Introduction
Tree based methods excel in using feature or variable interactions. As a tree is built, it picks up on the interaction of features. For example, buying ice cream may not be affected by having extra money unless the weather is hot. It is the interaction of both of these features that can affect whether ice cream will be consumed.
The traditional manner for examining interactions is relying on measures of variable importance. However, these measures don’t provide insights into second or third order interactions. Identifying these interactions are important in building better models, especially when finding features to use within linear models.
In this post, I show how to find higher order interactions using XGBoost Feature Interactions & Importance. This tool has been available for a while, but outside of kagglers, it has received relatively little attention.
As a starting point, I used the Ice Cream dataset to illustrate using xgbfi. This walkthrough is in R, but python instructions are also available at the repo. I am going to break the code into three sections, the initial build of the model, exporting the files necessary for xgbfi, and running xgbi.
Building the model
Lets start by loading the data:
library(xgboost)
library(Ecdat)
data(Icecream)
train.data <- data.matrix(Icecream[,-1])
The next step is running xgboost:
bst <- xgboost(data = train.data, label = Icecream$cons, max.depth = 3, eta = 1, nthread = 2, nround = 2, objective = "reg:linear")
To better understand how the model is working, lets go ahead and look at the trees:
xgb.plot.tree(feature_names = names((Icecream[,-1])), model = bst)
The results here line up with our intution. Hot days seems to be the biggest variable by just eyeing the plot. This lines up with the results of a variable importance calculation:
> xgb.importance(colnames(train.data, do.NULL = TRUE, prefix = "col"), model = bst)
Feature Gain Cover Frequency
1: temp 0.75047187 0.66896552 0.4444444
2: income 0.18846270 0.27586207 0.4444444
3: price 0.06106542 0.05517241 0.1111111
All of this should be very familiar to anyone who has used decision trees for modeling. But what are the second order interactions? Third order interactions? Can you rank them?
Exporting the tree
The next step involves saving the tree and moving it outside of R so xgbfi can parse the tree. The code below will help to create two files that are needed:xgb.dump
and fmap.text
.
featureList <- names(Icecream[,-1])
featureVector <- c()
for (i in 1:length(featureList)) {
featureVector[i] <- paste(i-1, featureList[i], "q", sep="\t")
}
write.table(featureVector, "fmap.txt", row.names=FALSE, quote = FALSE, col.names = FALSE)

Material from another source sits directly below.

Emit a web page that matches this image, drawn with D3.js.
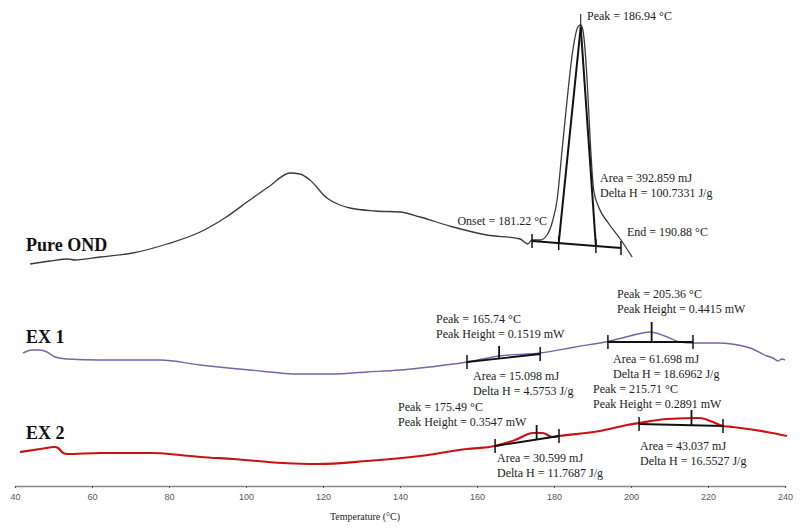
<!DOCTYPE html>
<html>
<head>
<meta charset="utf-8">
<script src="https://cdn.jsdelivr.net/npm/d3@7"></script>
<style>
  body { margin: 0; background: #fff; }
  svg { display: block; }
  .ann { font-family: "Liberation Serif", "DejaVu Serif", serif; font-size: 12px; fill: #222; }
  .name { font-family: "Liberation Serif", serif; font-size: 18px; font-weight: bold; fill: #111; }
</style>
</head>
<body>
<svg id="dsc" width="800" height="528"></svg>
<script>
var width = 800, height = 528;

// temperature (degC) and heat flow (offset, a.u.)
var ondT = [43.9, 49.1, 53.8, 55.6, 62.1, 70.6, 79.5, 88.1, 94.5, 101.0, 106.2, 111.4, 114.0, 116.6, 121.0, 124.4, 127.0, 133.5, 140.0, 145.2, 153.8, 162.6, 171.2, 173.2, 174.3, 176.4, 178.2, 179.7, 180.8, 182.1, 183.4, 184.9, 186.2, 186.9, 187.5, 188.6, 189.4, 190.3, 191.6, 194.1, 197.4, 200.3];
var ondV = [22.2, 22.5, 22.7, 22.6, 22.9, 23.3, 24.2, 25.4, 26.8, 28.6, 30.0, 31.3, 31.2, 30.6, 28.8, 28.1, 27.8, 27.5, 27.4, 26.9, 25.9, 25.1, 24.7, 24.2, 24.6, 24.6, 25.1, 26.6, 28.6, 33.6, 38.6, 43.6, 45.9, 46.1, 45.6, 40.6, 34.6, 29.6, 27.9, 26.3, 24.6, 22.9];

var ex1T = [42.1, 44.4, 46.5, 48.3, 50.4, 53.5, 62.1, 69.9, 77.7, 88.1, 101.0, 114.0, 122.6, 131.4, 140.0, 145.2, 157.4, 165.7, 176.4, 185.5, 194.5, 199.7, 204.9, 208.8, 212.7, 216.1, 222.3, 230.9, 235.3, 236.9, 238.2, 239.2, 240.0];
var ex1V = [13.3, 13.6, 13.6, 13.4, 12.9, 12.7, 12.6, 12.6, 12.6, 12.1, 11.6, 11.2, 11.2, 11.4, 11.6, 11.8, 12.4, 13.0, 13.3, 13.9, 14.5, 15.0, 15.4, 15.0, 14.4, 14.3, 14.3, 13.8, 13.0, 12.8, 12.5, 12.7, 12.6];

var ex2T = [41.3, 46.5, 50.4, 51.2, 52.5, 53.5, 62.1, 75.1, 82.9, 88.1, 96.6, 109.6, 118.4, 131.4, 145.2, 157.4, 164.7, 169.9, 174.5, 177.1, 179.5, 181.3, 191.9, 199.0, 202.1, 209.4, 217.9, 221.3, 223.9, 226.5, 235.3, 240.5];
var ex2V = [3.4, 3.7, 3.9, 3.8, 3.3, 3.2, 3.3, 3.3, 3.1, 2.9, 2.7, 2.3, 2.2, 2.5, 3.0, 3.7, 4.0, 4.6, 5.3, 5.3, 4.9, 5.0, 5.5, 6.1, 6.3, 6.7, 6.8, 6.4, 6.0, 5.9, 5.4, 5.0];

var seriesNames = ["Pure OND", "EX 1", "EX 2"];
var tickValues = [40, 60, 80, 100, 120, 140, 160, 180, 200, 220, 240];

// integration limits [start, end], baseline heat flow at each limit, peak temps
var ondLimits = [174.3, 197.4], ondBase = [24.5, 23.8];
var ondOnset = 181.22, ondPeak = 186.94, ondEnd = 190.88, ondPeakV = 45.9;
var ex1Limits = [[157.4, 176.4], [194.0, 216.1]], ex1Base = [[12.4, 13.2], [14.4, 14.4]];
var ex1Peaks = [165.74, 205.36], ex1PeakTop = [14.0, 16.4];
var ex2Limits = [[164.7, 181.3], [202.1, 223.9]], ex2Base = [[4.0, 5.0], [6.2, 6.0]];
var ex2Peaks = [175.49, 215.71], ex2PeakTop = [6.1, 7.6];

var ondTexts = [["Peak = 186.94 °C"], ["Area = 392.859 mJ", "Delta H = 100.7331 J/g"], ["Onset = 181.22 °C"], ["End = 190.88 °C"]];
var ex1Texts = [["Peak = 165.74 °C", "Peak Height = 0.1519 mW"], ["Area = 15.098 mJ", "Delta H = 4.5753 J/g"],
                ["Peak = 205.36 °C", "Peak Height = 0.4415 mW"], ["Area = 61.698 mJ", "Delta H = 18.6962 J/g"]];
var ex2Texts = [["Peak = 175.49 °C", "Peak Height = 0.3547 mW"], ["Area = 30.599 mJ", "Delta H = 11.7687 J/g"],
                ["Peak = 215.71 °C", "Peak Height = 0.2891 mW"], ["Area = 43.037 mJ", "Delta H = 16.5527 J/g"]];

function draw()
{
    var svg = d3.select("svg"),
        x = d3.scaleLinear().domain([40, 240]).range([15, 785]),
        y = d3.scaleLinear().domain([0, 48.6]).range([486, 0]),
        line = d3.line().curve(d3.curveMonotoneX)
          .x(function(d) { return x(d[0]); }).y(function(d) { return y(d[1]); });

    // axis
    var ax = svg.append("g").attr("transform", "translate(0,486)")
      .call(d3.axisBottom(x).tickValues(tickValues).tickSize(2).tickPadding(6));
    ax.select(".domain").attr("stroke", "#888").attr("stroke-width", 1.4);
    ax.selectAll(".tick line").attr("stroke", "#555");
    ax.selectAll(".tick text").attr("fill", "#555")
      .style("font-family", "'Liberation Sans', Arial, sans-serif").style("font-size", "9px");
    svg.append("text").attr("x", 365).attr("y", 520).attr("text-anchor", "middle")
      .style("font-family", "'Liberation Serif', serif").style("font-size", "10px").attr("fill", "#222")
      .text("Temperature (°C)");

    // traces
    var traces = [
      { t: ondT, v: ondV, color: "#3a3a3a", w: 1.3 },
      { t: ex1T, v: ex1V, color: "#6a6aa8", w: 1.4 },
      { t: ex2T, v: ex2V, color: "#cc1111", w: 2.2 }
    ];
    traces.forEach(function(s) {
      svg.append("path")
        .attr("d", line(d3.zip(s.t, s.v)))
        .attr("fill", "none").attr("stroke", s.color).attr("stroke-width", s.w)
        .attr("stroke-linejoin", "round");
    });

    var ann = svg.append("g").attr("stroke", "#111").attr("stroke-width", 1.5).attr("fill", "none");
    function baseAt(lim, base, t) { return base[0] + (base[1] - base[0]) * (t - lim[0]) / (lim[1] - lim[0]); }
    function tick(t, v) {
      ann.append("line").attr("x1", x(t)).attr("x2", x(t)).attr("y1", y(v) - 7).attr("y2", y(v) + 7);
    }
    function seg(t1, v1, t2, v2, w) {
      ann.append("line").attr("x1", x(t1)).attr("y1", y(v1)).attr("x2", x(t2)).attr("y2", y(v2))
        .attr("stroke-width", w || 1.5);
    }

    // pure OND melting peak
    seg(ondLimits[0], ondBase[0], ondLimits[1], ondBase[1], 2);
    [ondLimits[0], ondOnset, ondEnd, ondLimits[1]].forEach(function(t) { tick(t, baseAt(ondLimits, ondBase, t)); });
    seg(ondOnset, baseAt(ondLimits, ondBase, ondOnset), ondPeak, ondPeakV, 2);
    seg(ondEnd, baseAt(ondLimits, ondBase, ondEnd), ondPeak, ondPeakV, 2);
    seg(ondPeak, ondPeakV, ondPeak, ondPeakV + 1.3, 1);

    // EX peaks
    [[ex1Limits, ex1Base, ex1Peaks, ex1PeakTop], [ex2Limits, ex2Base, ex2Peaks, ex2PeakTop]].forEach(function(g) {
      g[0].forEach(function(lim, i) {
        var b = g[1][i];
        seg(lim[0], b[0], lim[1], b[1], 1.8);
        tick(lim[0], b[0]); tick(lim[1], b[1]);
        seg(g[2][i], baseAt(lim, b, g[2][i]), g[2][i], g[3][i], 1.8);
      });
    });

    // text
    var textPos = [
      [ondTexts, [[587, 20], [600, 182], [547, 225, "end"], [627, 236]]],
      [ex1Texts, [[436, 323], [473, 380], [617, 298], [613, 363]]],
      [ex2Texts, [[398, 411], [497, 462], [593, 393], [640, 450]]]
    ];
    textPos.forEach(function(g) {
      g[0].forEach(function(lines, i) {
        var p = g[1][i];
        var t = svg.append("text").attr("class", "ann").attr("text-anchor", p[2] || "start");
        lines.forEach(function(s, k) {
          t.append("tspan").attr("x", p[0]).attr("y", p[1] + k * 15).text(s);
        });
      });
    });

    var namePos = [[26, 251], [26, 343], [26, 439]];
    seriesNames.forEach(function(n, i) {
      svg.append("text").attr("class", "name").attr("x", namePos[i][0]).attr("y", namePos[i][1]).text(n);
    });
}

draw();
</script>
</body>
</html>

xgb.dump(model = bst, fname = 'xgb.dump', fmap = "fmap.txt", with.stats = TRUE)
Running xgbfi
The first step is to clone the xgbfi repository onto your computer. Then copy the files xgb.dump
and fmap.text
to the bin directory.
Go to your terminal or command line and run: XgbFeatureInteractions.exe
application. On a mac, download mono and then run the command: mono XgbFeatureInteractions.exe
. There is also a XgbFeatureInteractions.exe.config
file that contains configuration settings in the bin directory.
After the application runs, it will write out an excel spreadsheet titled: XgbFeatureInteractions.xlsx
. This spreadsheet has the good stuff! Open up the spreadsheet and you should see:
This tab of the spreadsheet shows the first order interactions. These results are similar to what variable importance showed. The good stuff is when you click on the tab for Interaction Depth 1 or Interaction Depth 2.
It is now possible to rank the higher order interactions. With the simple dataset, you can see that the results out of xgbfi match what is happening in the tree. The real value of this tool is for much larger datasets, where its difficult to examine the trees for the interactions.